By The TFA Editorial Team

April 22, 2015

Tracking student progress plays a key role in being an effective teacher. Having students see their growth and review how it relates to bigger goals increases student investment. Plus, tracking helps you, as the teacher, stay invested and continue to increase your own effectiveness by seeing trends in student data.

Learn more about tracking student progress in the following post adapted from a lesson by Teach For America alum Ashley Boven.

By setting up an effective tracking system, you can determine what students are and aren’t getting from your lesson plans, when to slow down, when to speed up, when to re-teach, when to move on, when to celebrate, and when to ask yourself, “What teacher action is causing these gaps/strengths?”

A good tracking system should:

  • Fit your style of teaching and management
  • Be time efficient
  • Be relatable to the students
  • Be updated regularly
  • Connect to the your big goal

Student vs. Teacher Tracking

There are two main types of tracking: student-centered tracking and teacher-centered tracking. Teacher-centered tracking is a system that you are in control of and update and convey its messages/trends to your students. This tracking is generally more isolated from the rest of your classroom structures, and since it is driven by you, it will not thrive as much on student investment. This tracking should not only be in the form of a personal spreadsheet other system, but also visual, class-by-class or student-by-student trackers displayed in your classroom and on hall walls.

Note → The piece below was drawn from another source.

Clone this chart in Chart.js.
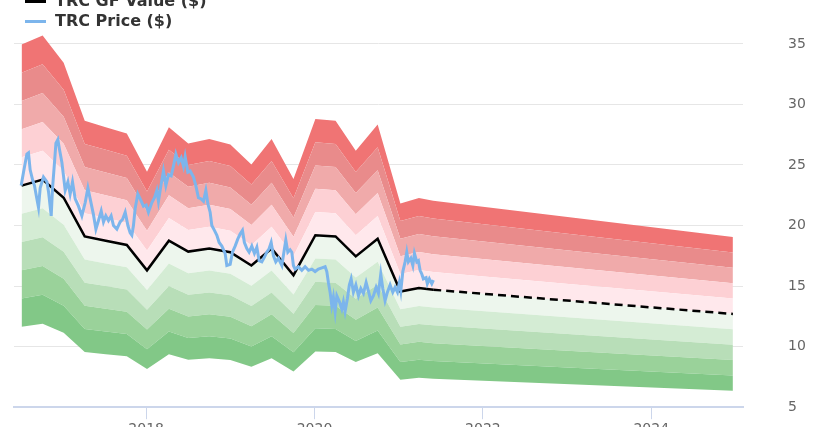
<!DOCTYPE html>
<html>
<head>
<meta charset="utf-8">
<title>TRC GF Value</title>
<script src="https://cdn.jsdelivr.net/npm/chart.js@4.4.1/dist/chart.umd.min.js"></script>
<style>
    html, body { margin: 0; padding: 0; background: #fff; }
    #wrap { position: relative; width: 820px; height: 427px; overflow: hidden; }
    #chart-box { position: absolute; left: 0; top: 0; width: 820px; height: 450px; }
    .lg-row {
        position: absolute; left: 25px; height: 20px;
        font: bold 16px "DejaVu Sans", sans-serif; color: #333;
        white-space: nowrap; line-height: 20px;
    }
    .lg-sym { position: absolute; left: 0; top: 9px; width: 21px; height: 3px; }
    .lg-txt { position: absolute; left: 30px; top: 0; }
</style>
</head>
<body>
<div id="wrap">
    <div id="chart-box"><canvas id="gf-chart" width="820" height="450"></canvas></div>
    <div class="lg-row" style="top:-9px"><span class="lg-sym" style="background:#000"></span><span class="lg-txt">TRC GF Value ($)</span></div>
    <div class="lg-row" style="top:11px"><span class="lg-sym" style="background:#7cb5ec"></span><span class="lg-txt">TRC Price ($)</span></div>
</div>
<script>
/* global Chart */

// =========================================================
// Data (x values are decimal years)
// =========================================================
var gfDates  = [2016.52, 2016.77, 2017.02, 2017.27, 2017.52, 2017.77, 2018.01, 2018.27,
                2018.50, 2018.75, 2019.00, 2019.25, 2019.49, 2019.75, 2020.01, 2020.25,
                2020.49, 2020.75, 2021.02, 2021.24, 2021.41];
var gfValues = [23.3, 23.8, 22.3, 19.1, 18.75, 18.4, 16.3, 18.75,
                17.85, 18.1, 17.8, 16.7, 18.1, 15.9, 19.2, 19.1,
                17.45, 18.9, 14.55, 14.85, 14.7];

// projected GF value (dashed)
var projDates  = [2021.41, 2024.97];
var projValues = [14.7, 12.7];

// band multipliers, bottom to top
var bandLevels = [0.5, 0.6, 0.7, 0.8, 0.9, 1.0, 1.1, 1.2, 1.3, 1.4, 1.5];
var bandColors = ['#82c887', '#9ad29a', '#b8deb8', '#d4ecd4', '#edf6ed',
                  '#ffe8ec', '#fdd0d4', '#f0aaaa', '#e98b8b', '#f07474'];

var priceDates = [
    2016.515, 2016.543, 2016.583, 2016.602, 2016.622, 2016.650, 2016.673, 2016.702, 2016.721, 2016.741,
    2016.780, 2016.821, 2016.840, 2016.872, 2016.887, 2016.911, 2016.928, 2016.951, 2016.970, 2016.999,
    2017.018, 2017.038, 2017.070, 2017.097, 2017.125, 2017.157, 2017.196, 2017.236, 2017.276, 2017.308,
    2017.335, 2017.374, 2017.403, 2017.433, 2017.466, 2017.493, 2017.521, 2017.552, 2017.584, 2017.612,
    2017.652, 2017.691, 2017.719, 2017.751, 2017.783, 2017.810, 2017.830, 2017.849, 2017.869, 2017.901,
    2017.929, 2017.968, 2018.000, 2018.027, 2018.068, 2018.099, 2018.127, 2018.146, 2018.178, 2018.205,
    2018.234, 2018.265, 2018.297, 2018.324, 2018.353, 2018.384, 2018.416, 2018.443, 2018.463, 2018.495,
    2018.523, 2018.562, 2018.590, 2018.621, 2018.653, 2018.681, 2018.709, 2018.733, 2018.760, 2018.780,
    2018.811, 2018.840, 2018.867, 2018.899, 2018.938, 2018.958, 2018.998, 2019.025, 2019.057, 2019.089,
    2019.116, 2019.144, 2019.167, 2019.196, 2019.223, 2019.255, 2019.286, 2019.315, 2019.342, 2019.374,
    2019.405, 2019.433, 2019.461, 2019.485, 2019.512, 2019.540, 2019.571, 2019.612, 2019.643, 2019.659,
    2019.683, 2019.710, 2019.730, 2019.749, 2019.770, 2019.809, 2019.849, 2019.888, 2019.928, 2019.968,
    2020.007, 2020.046, 2020.087, 2020.126, 2020.146, 2020.165, 2020.185, 2020.205, 2020.224, 2020.245,
    2020.265, 2020.296, 2020.324, 2020.343, 2020.363, 2020.391, 2020.414, 2020.435, 2020.462, 2020.491,
    2020.522, 2020.550, 2020.581, 2020.613, 2020.640, 2020.669, 2020.700, 2020.732, 2020.759, 2020.787,
    2020.811, 2020.838, 2020.866, 2020.898, 2020.930, 2020.957, 2020.985, 2021.008, 2021.025, 2021.049,
    2021.076, 2021.096, 2021.115, 2021.144, 2021.168, 2021.187, 2021.215, 2021.234, 2021.254, 2021.274,
    2021.293, 2021.325, 2021.340, 2021.364, 2021.393, 2021.412
];
var priceValues = [
    23.3, 24.4, 25.9, 26.0, 24.6, 23.8, 23.3, 22.2, 21.5, 23.1,
    24.0, 23.6, 22.8, 20.8, 23.0, 25.2, 26.8, 27.1, 26.3, 25.2,
    24.1, 22.9, 23.6, 22.6, 23.6, 22.2, 21.6, 20.8, 21.9, 23.1,
    22.2, 20.9, 19.7, 20.4, 21.2, 20.3, 20.8, 20.4, 20.8, 20.0,
    19.7, 20.3, 20.5, 21.1, 20.0, 19.4, 19.2, 20.0, 21.4, 22.6,
    22.2, 21.6, 21.7, 21.1, 21.9, 22.3, 22.9, 22.0, 23.4, 24.5,
    23.3, 24.2, 24.1, 24.9, 25.9, 25.2, 25.6, 24.9, 25.7, 24.4,
    24.5, 24.0, 23.3, 22.3, 22.2, 22.0, 22.9, 21.8, 21.1, 20.0,
    19.6, 19.2, 18.6, 18.3, 17.7, 16.7, 16.8, 17.8, 18.3, 18.9,
    19.3, 19.6, 18.6, 18.1, 17.8, 18.3, 17.7, 18.2, 17.1, 17.0,
    17.4, 17.8, 18.1, 18.6, 17.5, 17.0, 17.3, 16.7, 18.1, 18.8,
    17.8, 18.0, 17.8, 16.7, 16.4, 16.6, 16.3, 16.6, 16.3, 16.4,
    16.2, 16.4, 16.5, 16.6, 16.2, 15.3, 14.5, 13.4, 14.1, 12.9,
    14.2, 13.7, 13.1, 13.7, 12.9, 14.0, 15.1, 15.6, 14.5, 15.1,
    14.2, 14.8, 14.4, 15.3, 14.6, 13.8, 14.2, 14.9, 14.4, 16.0,
    14.8, 13.8, 14.5, 15.1, 14.5, 14.9, 14.5, 15.3, 14.6, 16.2,
    17.0, 17.8, 17.0, 17.3, 16.7, 17.7, 17.0, 17.1, 16.3, 16.0,
    15.6, 15.7, 15.2, 15.6, 15.2, 15.5
];

var yTicks = [5, 10, 15, 20, 25, 30, 35];
var xTicks = [2018, 2020, 2022, 2024];

(function () {
    'use strict';

    function toPoints(xs, ys, k) {
        var pts = [];
        for (var i = 0; i < xs.length; i++) {
            pts.push({ x: xs[i], y: ys[i] * (k || 1) });
        }
        return pts;
    }

    function buildDatasets() {
        // bands run over history + projection
        var allDates  = gfDates.concat(projDates.slice(1));
        var allValues = gfValues.concat(projValues.slice(1));
        var sets = [];

        sets.push({
            label: 'TRC Price ($)',
            data: toPoints(priceDates, priceValues),
            borderColor: '#7cb5ec',
            borderWidth: 3,
            pointRadius: 0,
            tension: 0,
            fill: false,
            order: 0,
        });
        sets.push({
            label: 'TRC GF Value ($)',
            data: toPoints(gfDates, gfValues),
            borderColor: '#000',
            borderWidth: 2.5,
            pointRadius: 0,
            tension: 0,
            fill: false,
            order: 1,
        });
        sets.push({
            label: 'projection',
            data: toPoints(projDates, projValues),
            borderColor: '#000',
            borderWidth: 2.5,
            borderDash: [8, 5],
            pointRadius: 0,
            fill: false,
            order: 1,
        });

        // band boundaries: each one fills down to the previous boundary
        for (var b = 0; b < bandLevels.length; b++) {
            sets.push({
                label: 'band ' + bandLevels[b],
                data: toPoints(allDates, allValues, bandLevels[b]),
                borderWidth: 0,
                borderColor: 'rgba(0,0,0,0)',
                pointRadius: 0,
                tension: 0,
                backgroundColor: b > 0 ? bandColors[b - 1] : 'rgba(0,0,0,0)',
                fill: b > 0 ? '-1' : false,
                order: 2,
            });
        }
        return sets;
    }

    function initChart() {
        var ctx = document.getElementById('gf-chart');
        if (!ctx) return;

        new Chart(ctx, {
            type: 'line',
            data: { datasets: buildDatasets() },
            options: {
                responsive: false,
                animation: false,
                devicePixelRatio: 1,
                layout: { padding: { left: 14, top: 19.67, right: 0, bottom: 10 } },
                plugins: {
                    legend: { display: false },
                    tooltip: { enabled: false },
                },
                scales: {
                    x: {
                        type: 'linear',
                        min: 2016.43,
                        max: 2025.09,
                        afterBuildTicks: function (scale) {
                            scale.ticks = xTicks.map(function (v) { return { value: v }; });
                        },
                        ticks: {
                            color: '#666',
                            padding: 2,
                            maxRotation: 0,
                            font: { family: 'DejaVu Sans', size: 14 },
                            callback: function (v) { return String(v); },
                        },
                        grid: {
                            drawOnChartArea: false,
                            drawTicks: true,
                            tickLength: 12,
                            color: '#ccd6eb',
                        },
                        border: { color: '#ccd6eb', width: 2 },
                    },
                    y: {
                        position: 'right',
                        min: 5,
                        max: 37,
                        afterBuildTicks: function (scale) {
                            scale.ticks = yTicks.map(function (v) { return { value: v }; });
                        },
                        afterFit: function (scale) { scale.width = 77; },
                        ticks: {
                            color: '#666',
                            padding: 0,
                            font: { family: 'DejaVu Sans', size: 14 },
                        },
                        // invisible tick marks push the labels out to the right
                        grid: {
                            color: '#e6e6e6',
                            drawTicks: true,
                            tickLength: 45,
                            tickColor: 'rgba(0,0,0,0)',
                        },
                        border: { display: false },
                    },
                },
            },
        });
    }

    initChart();
}());
</script>
</body>
</html>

Student-centered tracking systems generally require more instructional time than a teacher-centered system, but offer more student investment since students are driving the tracking and trend discoveries, and making connections of their own. Student tracking systems usually center around some sort of individual goal setting, and chart that progress using various forms of student-friendly organizers such as big idea/objective inventories, unit by unit graphs, or objective by objective charts.

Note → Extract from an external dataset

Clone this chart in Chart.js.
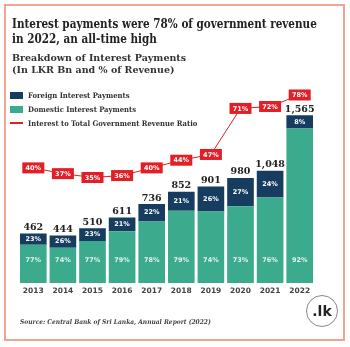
<!DOCTYPE html>
<html>
<head>
<meta charset="utf-8">
<script src="https://cdn.jsdelivr.net/npm/chart.js@4"></script>
<style>
  html, body { margin: 0; padding: 0; background: #fff; }
  #wrap { position: relative; width: 350px; height: 347px; overflow: hidden; }
  #frame { position: absolute; left: 4px; top: 4px; width: 341px; height: 337px; border: 2px solid #f1a48f; box-sizing: border-box; }
  canvas { position: absolute; left: 0; top: 0; }
  .slab { font-family: "DejaVu Serif", serif; font-weight: bold; color: #2a2a2a; position: absolute; white-space: nowrap; }
  .cond { font-stretch: condensed; }
  #title { left: 12px; top: 16px; font-size: 12.5px; line-height: 15px; color: #222; transform: scaleX(0.927); transform-origin: 0 0; }
  #sub { left: 12px; top: 52px; font-size: 9.5px; line-height: 12px; color: #333; }
  #legend { position: absolute; left: 10px; top: 88px; }
  .li { height: 14px; display: flex; align-items: center; font-family: "DejaVu Serif", serif; font-stretch: condensed; font-weight: bold; font-size: 7.6px; color: #333; }
  .sw { width: 13px; height: 7px; margin-right: 5px; }
  .ln { width: 13px; height: 1.5px; margin-right: 5px; }
  #source { left: 20px; top: 318px; font-size: 6.6px; font-style: italic; color: #444; }
  #logo { position: absolute; left: 306px; top: 295px; width: 32px; height: 32px; border: 1.5px solid #888; border-radius: 50%; background: #fff;
          font-family: "DejaVu Sans", sans-serif; font-weight: bold; font-size: 14px; color: #222; display: flex; align-items: center; justify-content: center; box-sizing: border-box; }
</style>
</head>
<body>
<div id="wrap">
  <canvas id="chart" width="350" height="347"></canvas>
  <div id="frame"></div>
  <div id="title" class="slab cond">Interest payments were 78% of government revenue<br>in 2022, an all-time high</div>
  <div id="sub" class="slab">Breakdown of Interest Payments<br>(In LKR Bn and % of Revenue)</div>
  <div id="legend"></div>
  <div id="source" class="slab cond">Source: Central Bank of Sri Lanka, Annual Report (2022)</div>
  <div id="logo">.lk</div>
</div>
<script>
const years = ['2013', '2014', '2015', '2016', '2017', '2018', '2019', '2020', '2021', '2022'];
const totals = [462, 444, 510, 611, 736, 852, 901, 980, 1048, 1565];
const foreignPct = [23, 26, 23, 21, 22, 21, 26, 27, 24, 8];
const domesticPct = [77, 74, 77, 79, 78, 79, 74, 73, 76, 92];
const revenueRatio = [40, 37, 35, 36, 40, 44, 47, 71, 72, 78];

const NAVY = '#163c5f';
const TEAL = '#3caa8c';
const RED = '#e31e26';

const foreignVals = totals.map((t, i) => t * foreignPct[i] / 100);
const domesticVals = totals.map((t, i) => t * domesticPct[i] / 100);

// legend built from the dataset names
const legendItems = [
    {name: 'Foreign Interest Payments', color: NAVY, kind: 'sw'},
    {name: 'Domestic Interest Payments', color: TEAL, kind: 'sw'},
    {name: 'Interest to Total Government Revenue Ratio', color: RED, kind: 'ln'}
];
const legend = document.getElementById('legend');
for (const item of legendItems) {
    const row = document.createElement('div');
    row.className = 'li';
    row.innerHTML = '<span class="' + item.kind + '" style="background:' + item.color + '"></span>' + item.name;
    legend.appendChild(row);
}

const labelsPlugin = {
    id: 'labels',
    afterDatasetsDraw(chart) {
        const ctx = chart.ctx;
        const area = chart.chartArea;
        const domMeta = chart.getDatasetMeta(0);
        const forMeta = chart.getDatasetMeta(1);
        const lineMeta = chart.getDatasetMeta(2);
        ctx.save();
        ctx.textAlign = 'center';
        ctx.textBaseline = 'middle';
        for (let i = 0; i < years.length; i++) {
            const top = forMeta.data[i];
            // total above bar
            ctx.fillStyle = '#222';
            ctx.font = 'bold 9.5px "DejaVu Serif"';
            ctx.fillText(totals[i].toLocaleString('en-US'), top.x, top.y - 6);
            // foreign share
            ctx.fillStyle = '#fff';
            ctx.font = 'bold 6.5px "DejaVu Sans"';
            ctx.fillText(foreignPct[i] + '%', top.x, (top.y + top.base) / 2);
            // domestic share near bottom
            ctx.fillStyle = 'rgba(255,255,255,0.85)';
            ctx.fillText(domesticPct[i] + '%', domMeta.data[i].x, area.bottom - 23);
        }
        // ratio boxes
        for (let i = 0; i < years.length; i++) {
            const p = lineMeta.data[i];
            ctx.fillStyle = RED;
            ctx.fillRect(p.x - 11, p.y - 5.5, 22, 11);
            ctx.fillStyle = '#fff';
            ctx.font = 'bold 6.5px "DejaVu Sans"';
            ctx.fillText(revenueRatio[i] + '%', p.x, p.y + 0.5);
        }
        ctx.restore();
    }
};

const ctx = document.getElementById('chart').getContext('2d');
new Chart(ctx, {
    type: 'bar',
    data: {
        labels: years,
        datasets: [
            {label: 'Domestic Interest Payments', data: domesticVals, backgroundColor: TEAL, stack: 'a', order: 2},
            {label: 'Foreign Interest Payments', data: foreignVals, backgroundColor: NAVY, stack: 'a', order: 2},
            {type: 'line', label: 'Interest to Total Government Revenue Ratio', data: revenueRatio, yAxisID: 'y1',
             borderColor: RED, borderWidth: 1, pointRadius: 0, tension: 0, order: 1}
        ]
    },
    options: {
        responsive: false,
        animation: false,
        categoryPercentage: 0.9,
        barPercentage: 1.0,
        layout: {padding: {left: 18.5, right: 35.5, top: 90, bottom: 47}},
        plugins: {legend: {display: false}, tooltip: {enabled: false}},
        scales: {
            x: {
                stacked: true,
                grid: {display: false, drawTicks: false},
                border: {display: false},
                ticks: {color: '#444', font: {family: 'DejaVu Sans', weight: 'bold', size: 7.5}, padding: 4}
            },
            y: {stacked: true, display: false, min: 0, max: 1800},
            y1: {display: false, min: -20, max: 80.6}
        }
    },
    plugins: [labelsPlugin]
});
</script>
</body>
</html>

What should I track? When should I track?

What you should track depends first and foremost on your content area and grade level. Since the point of tracking is increasing your effectiveness and student investment, pick what you track based on those two things. Personally track students' mastery and progress towards your big goal. Visually track what will mean the most to your students, and therefore invest them. Some examples of student-centered tracking include:

  • Homework turn-ins
  • Objective mastery percentages
  • Proficiency levels
  • Quiz scores
  • Unit test scores
  • Time spent reading
  • Behavior
  • Be creative! Stay in tune with your students!

When should you track? As often as possible! The more up to date your data is, the more invested your kids will be, and the more knowledgeable you will be about their strengths and areas of need—both individually and class by class.

The more you stay invested in your tracking systems, the more your students will stay invested, and all of this will lead to heightened levels of student achievement!